## Problem to work on
Copy every line of the records below that holds the word "this".

## Extracted entries
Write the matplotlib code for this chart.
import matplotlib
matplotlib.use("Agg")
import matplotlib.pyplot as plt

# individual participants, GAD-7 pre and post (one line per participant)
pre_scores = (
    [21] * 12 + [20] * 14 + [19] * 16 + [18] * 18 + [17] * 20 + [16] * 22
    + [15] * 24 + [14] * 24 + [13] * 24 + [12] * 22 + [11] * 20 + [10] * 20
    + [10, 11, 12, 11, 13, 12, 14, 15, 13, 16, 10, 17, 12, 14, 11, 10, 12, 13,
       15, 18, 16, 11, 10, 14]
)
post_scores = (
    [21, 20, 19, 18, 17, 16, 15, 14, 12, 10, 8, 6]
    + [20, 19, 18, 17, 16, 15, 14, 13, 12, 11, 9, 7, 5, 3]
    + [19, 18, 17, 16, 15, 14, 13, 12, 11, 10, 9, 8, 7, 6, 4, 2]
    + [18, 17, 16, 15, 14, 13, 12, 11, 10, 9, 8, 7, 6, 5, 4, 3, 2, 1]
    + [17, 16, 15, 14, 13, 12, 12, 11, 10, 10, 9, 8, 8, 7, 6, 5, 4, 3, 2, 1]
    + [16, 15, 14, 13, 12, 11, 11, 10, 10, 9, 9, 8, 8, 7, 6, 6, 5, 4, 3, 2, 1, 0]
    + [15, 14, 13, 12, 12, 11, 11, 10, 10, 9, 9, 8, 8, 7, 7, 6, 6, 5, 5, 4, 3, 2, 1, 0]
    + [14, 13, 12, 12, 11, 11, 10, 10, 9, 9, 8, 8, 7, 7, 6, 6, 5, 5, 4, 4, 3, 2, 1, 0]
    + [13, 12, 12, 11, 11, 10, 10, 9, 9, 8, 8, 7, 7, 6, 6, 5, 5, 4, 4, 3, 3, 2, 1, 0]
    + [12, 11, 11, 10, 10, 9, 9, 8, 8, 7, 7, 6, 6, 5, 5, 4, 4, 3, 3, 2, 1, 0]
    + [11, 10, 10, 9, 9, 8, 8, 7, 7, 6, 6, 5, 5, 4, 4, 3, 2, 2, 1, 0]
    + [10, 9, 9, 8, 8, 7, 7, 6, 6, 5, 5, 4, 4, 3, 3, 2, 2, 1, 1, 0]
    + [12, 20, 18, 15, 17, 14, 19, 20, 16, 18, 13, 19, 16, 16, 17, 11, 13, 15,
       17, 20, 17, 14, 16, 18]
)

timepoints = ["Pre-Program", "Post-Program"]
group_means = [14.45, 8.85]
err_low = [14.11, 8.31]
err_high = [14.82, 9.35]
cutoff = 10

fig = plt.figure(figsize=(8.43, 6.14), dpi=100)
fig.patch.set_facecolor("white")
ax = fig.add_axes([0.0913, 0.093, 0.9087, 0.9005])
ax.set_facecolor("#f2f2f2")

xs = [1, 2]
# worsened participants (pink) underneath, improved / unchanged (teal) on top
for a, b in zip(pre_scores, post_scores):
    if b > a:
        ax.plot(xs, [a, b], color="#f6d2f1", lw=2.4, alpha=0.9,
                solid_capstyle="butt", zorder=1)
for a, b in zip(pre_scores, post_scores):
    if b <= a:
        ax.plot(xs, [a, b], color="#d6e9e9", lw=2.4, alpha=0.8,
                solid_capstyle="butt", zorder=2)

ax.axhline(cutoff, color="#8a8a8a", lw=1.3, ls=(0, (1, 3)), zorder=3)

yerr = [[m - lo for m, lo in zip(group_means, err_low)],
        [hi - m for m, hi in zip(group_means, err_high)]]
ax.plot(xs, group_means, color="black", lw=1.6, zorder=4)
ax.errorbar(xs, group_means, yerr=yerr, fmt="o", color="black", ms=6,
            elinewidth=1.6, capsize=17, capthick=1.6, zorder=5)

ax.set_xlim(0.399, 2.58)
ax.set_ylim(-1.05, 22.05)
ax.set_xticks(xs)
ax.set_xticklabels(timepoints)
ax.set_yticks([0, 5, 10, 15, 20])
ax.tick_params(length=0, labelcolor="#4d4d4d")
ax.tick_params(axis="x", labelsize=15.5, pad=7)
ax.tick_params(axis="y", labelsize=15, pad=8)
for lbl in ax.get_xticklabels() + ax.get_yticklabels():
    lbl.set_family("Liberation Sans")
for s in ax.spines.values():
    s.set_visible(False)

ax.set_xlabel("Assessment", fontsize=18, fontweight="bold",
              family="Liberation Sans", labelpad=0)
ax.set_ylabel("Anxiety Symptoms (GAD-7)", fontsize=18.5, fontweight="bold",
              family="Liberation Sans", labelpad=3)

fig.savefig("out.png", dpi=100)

...

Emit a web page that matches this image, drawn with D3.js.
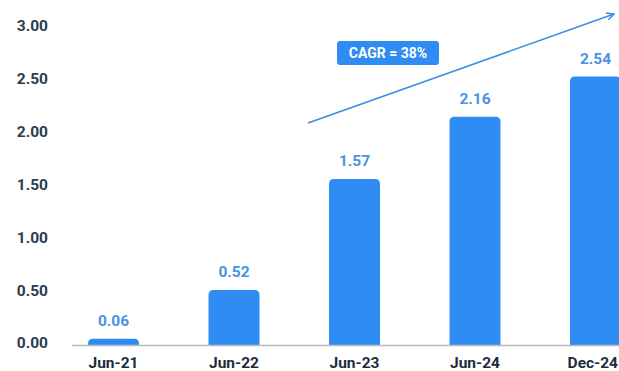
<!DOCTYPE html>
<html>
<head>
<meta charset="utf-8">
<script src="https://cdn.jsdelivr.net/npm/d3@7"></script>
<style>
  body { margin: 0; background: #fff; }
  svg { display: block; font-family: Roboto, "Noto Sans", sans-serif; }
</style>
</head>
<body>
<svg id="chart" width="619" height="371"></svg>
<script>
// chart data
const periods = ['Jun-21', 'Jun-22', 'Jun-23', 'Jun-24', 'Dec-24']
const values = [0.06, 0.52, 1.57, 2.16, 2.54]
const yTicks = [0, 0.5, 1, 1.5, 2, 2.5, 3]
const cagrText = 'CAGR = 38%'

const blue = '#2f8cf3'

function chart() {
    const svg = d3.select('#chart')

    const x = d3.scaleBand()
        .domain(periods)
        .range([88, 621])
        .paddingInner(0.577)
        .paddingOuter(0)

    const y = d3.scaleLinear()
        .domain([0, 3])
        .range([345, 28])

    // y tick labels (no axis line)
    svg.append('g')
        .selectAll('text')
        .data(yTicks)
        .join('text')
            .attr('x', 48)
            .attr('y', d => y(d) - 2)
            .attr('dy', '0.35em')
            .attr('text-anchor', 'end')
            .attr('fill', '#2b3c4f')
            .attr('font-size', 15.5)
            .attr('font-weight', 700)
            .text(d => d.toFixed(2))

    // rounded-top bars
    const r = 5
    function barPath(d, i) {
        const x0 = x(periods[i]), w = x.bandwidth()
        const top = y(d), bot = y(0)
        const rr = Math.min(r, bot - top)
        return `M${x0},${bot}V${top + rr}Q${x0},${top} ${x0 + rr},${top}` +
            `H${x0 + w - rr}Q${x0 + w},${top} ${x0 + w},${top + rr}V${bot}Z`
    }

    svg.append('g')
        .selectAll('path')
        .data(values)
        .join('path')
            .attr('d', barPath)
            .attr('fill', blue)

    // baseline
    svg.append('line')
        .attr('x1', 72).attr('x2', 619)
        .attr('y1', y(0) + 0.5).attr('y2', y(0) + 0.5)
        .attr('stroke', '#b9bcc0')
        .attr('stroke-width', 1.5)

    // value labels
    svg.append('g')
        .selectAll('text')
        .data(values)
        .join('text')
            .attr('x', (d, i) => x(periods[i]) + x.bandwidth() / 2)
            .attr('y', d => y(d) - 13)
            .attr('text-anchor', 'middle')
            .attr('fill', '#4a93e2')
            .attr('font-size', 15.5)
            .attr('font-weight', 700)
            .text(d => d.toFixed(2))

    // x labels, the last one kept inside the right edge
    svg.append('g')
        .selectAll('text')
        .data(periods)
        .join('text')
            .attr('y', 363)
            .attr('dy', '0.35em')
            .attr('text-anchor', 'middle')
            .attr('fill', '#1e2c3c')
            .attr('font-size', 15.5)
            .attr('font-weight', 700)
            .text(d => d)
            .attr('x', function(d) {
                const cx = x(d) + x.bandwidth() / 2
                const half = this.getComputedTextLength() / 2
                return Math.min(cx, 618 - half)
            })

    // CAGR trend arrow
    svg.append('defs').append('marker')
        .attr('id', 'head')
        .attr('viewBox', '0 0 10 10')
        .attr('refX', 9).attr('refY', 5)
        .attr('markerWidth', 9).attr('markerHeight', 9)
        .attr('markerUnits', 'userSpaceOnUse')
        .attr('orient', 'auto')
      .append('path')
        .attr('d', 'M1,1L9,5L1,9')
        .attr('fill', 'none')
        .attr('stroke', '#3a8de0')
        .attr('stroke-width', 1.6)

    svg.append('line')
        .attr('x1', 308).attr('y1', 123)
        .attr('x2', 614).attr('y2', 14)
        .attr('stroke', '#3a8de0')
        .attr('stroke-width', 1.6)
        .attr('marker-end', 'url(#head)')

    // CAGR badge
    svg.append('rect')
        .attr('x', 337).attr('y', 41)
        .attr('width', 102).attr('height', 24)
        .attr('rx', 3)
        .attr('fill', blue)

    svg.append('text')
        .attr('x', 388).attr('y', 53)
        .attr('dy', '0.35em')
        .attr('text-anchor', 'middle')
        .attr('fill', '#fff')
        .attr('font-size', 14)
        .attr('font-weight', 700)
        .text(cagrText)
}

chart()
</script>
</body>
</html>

---

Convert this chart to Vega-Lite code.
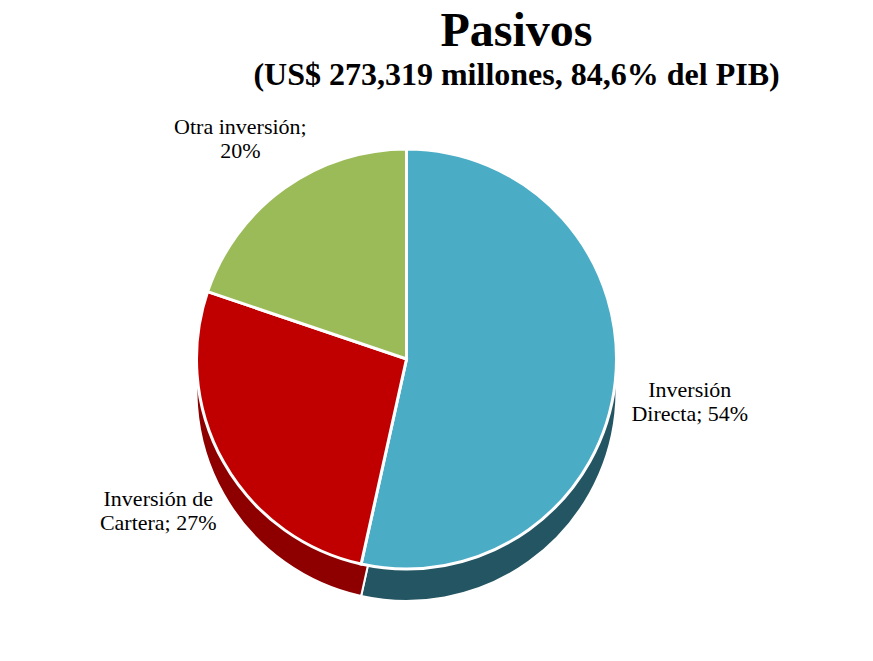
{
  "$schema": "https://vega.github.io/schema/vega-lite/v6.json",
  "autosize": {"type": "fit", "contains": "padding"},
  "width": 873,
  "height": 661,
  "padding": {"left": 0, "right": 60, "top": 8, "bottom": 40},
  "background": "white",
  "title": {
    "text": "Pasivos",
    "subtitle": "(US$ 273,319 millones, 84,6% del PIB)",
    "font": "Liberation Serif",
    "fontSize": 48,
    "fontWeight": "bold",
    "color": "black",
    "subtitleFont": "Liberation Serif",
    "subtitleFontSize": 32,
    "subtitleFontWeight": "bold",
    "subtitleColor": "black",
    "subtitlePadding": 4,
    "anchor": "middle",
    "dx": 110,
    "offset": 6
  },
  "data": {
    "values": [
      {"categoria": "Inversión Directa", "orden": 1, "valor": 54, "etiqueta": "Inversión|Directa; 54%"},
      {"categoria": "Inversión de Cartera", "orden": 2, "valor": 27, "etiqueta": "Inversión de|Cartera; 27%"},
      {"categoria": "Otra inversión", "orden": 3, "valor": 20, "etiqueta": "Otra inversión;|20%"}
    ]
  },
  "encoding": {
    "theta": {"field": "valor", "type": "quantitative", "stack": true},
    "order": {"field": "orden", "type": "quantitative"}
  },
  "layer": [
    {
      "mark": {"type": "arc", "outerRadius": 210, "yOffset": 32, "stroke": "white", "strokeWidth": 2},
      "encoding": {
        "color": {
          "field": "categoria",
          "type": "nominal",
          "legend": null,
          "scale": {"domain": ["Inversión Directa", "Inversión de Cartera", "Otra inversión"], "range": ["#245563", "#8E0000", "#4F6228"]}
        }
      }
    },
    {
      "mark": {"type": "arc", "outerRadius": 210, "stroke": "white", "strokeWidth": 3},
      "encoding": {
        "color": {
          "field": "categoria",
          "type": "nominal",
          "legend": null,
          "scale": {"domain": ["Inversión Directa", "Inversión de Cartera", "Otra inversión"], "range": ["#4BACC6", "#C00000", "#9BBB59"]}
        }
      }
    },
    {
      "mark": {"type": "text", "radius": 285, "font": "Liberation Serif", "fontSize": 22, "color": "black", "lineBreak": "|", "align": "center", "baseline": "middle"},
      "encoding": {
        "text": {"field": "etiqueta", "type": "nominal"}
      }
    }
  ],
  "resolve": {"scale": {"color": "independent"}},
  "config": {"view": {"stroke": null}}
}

## Solution
Write the matplotlib code for this chart.
Emit a web page that matches this image, drawn with D3.js.
                const half = this.getComputedTextLength() / 2
Convert this chart to Vega-Lite code.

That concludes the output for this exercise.